Portainer stack showing Pi-hole
Pi-hole running as a Portainer stack with persistent volumes.

Point Your Network/Devices to Pi-hole

  • Router-level (recommended): Set primary DNS to the Pi-hole IP (192.168.1.2). Keep a secondary upstream only if your router won’t force clients to use the primary (to avoid bypassing).
  • Per-device: On a test laptop/phone, set DNS to the Pi-hole IP to validate before changing the whole network.

Using Pi-hole Day to Day

Dashboard

The dashboard summarizes total queries, blocked domains, top permitted/blocked clients, and upstream response times. I verify activity immediately after pointing a test device to Pi-hole.

Pi-hole dashboard overview
High-level view to confirm traffic is flowing through Pi-hole.

Query Log: Investigate & Act

  • Open Query Log, filter by client or domain to see live lookups.
  • Click a domain to allow or block it instantly. Use this for rapid testing when a site/app breaks.
  • Patterns of telemetry/ads become candidates for permanent blocklists or regex rules.

Allow/Block: Whitelist & Blacklist

  • Whitelist (Allowlist): Add domains that must always resolve (e.g., a SaaS auth endpoint).
  • Blacklist (Denylist): Add domains you always want blocked (e.g., aggressive trackers).
  • Use comments when adding entries to document the reason and owner.

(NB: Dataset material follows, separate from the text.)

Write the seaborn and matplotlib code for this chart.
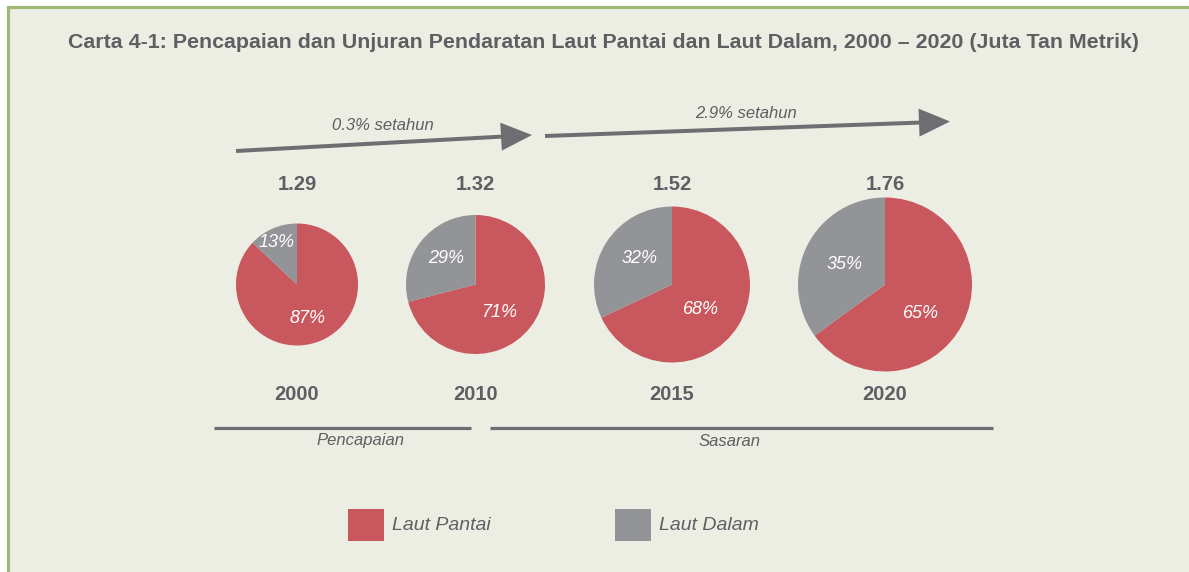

Blocklists (Adlists) & Gravity

  • Under Group Management → Adlists, add curated lists (e.g., community-maintained). Avoid piling on too many; quality beats quantity.
  • Run Tools → Update Gravity after changing lists to rebuild the blocking database.
  • Periodically review Top Blocked Domains to prune noisy or conflicting lists.

Per-Client Rules & Groups

  • Create groups like Default, Kids, IoT.
  • Assign clients by IP/MAC and map groups to specific adlists, blocklists, or regexes.
  • Example: stricter rules for Kids, looser for Work, and a minimal set for IoT.

DHCP (Optional)

If your router’s DNS settings are limited, enabling Pi-hole’s DHCP server ensures every client uses Pi-hole. Steps:

  1. In Pi-hole, go to Settings → DHCP, enable DHCP, set the correct range (e.g., 192.168.1.50–192.168.1.200), and the router/gateway IP.
  2. Recreate the container with UDP 67 exposed (see Compose comment) and NET_ADMIN capability.

Conditional Forwarding (Local Hostnames)

To resolve local device names (e.g., nas.local.lan), enable Settings → DNS → Conditional forwarding and point to your router’s IP and local domain (if set).

Upstream DNS & Privacy

  • Under Settings → DNS, choose upstream providers (e.g., Cloudflare, Quad9) and enable DNSSEC if supported.
  • For maximum privacy, you can add a local recursive resolver (e.g., Unbound) later and point Pi-hole to it.

Backup & Maintenance

  • Use Settings → Teleporter to export/import configuration (adlists, groups, domains, clients).
  • Keep the container updated: pull the latest image and redeploy the stack; volumes preserve your settings.
  • Check Tools → Tail pihole-FTL.log for troubleshooting DNS behavior.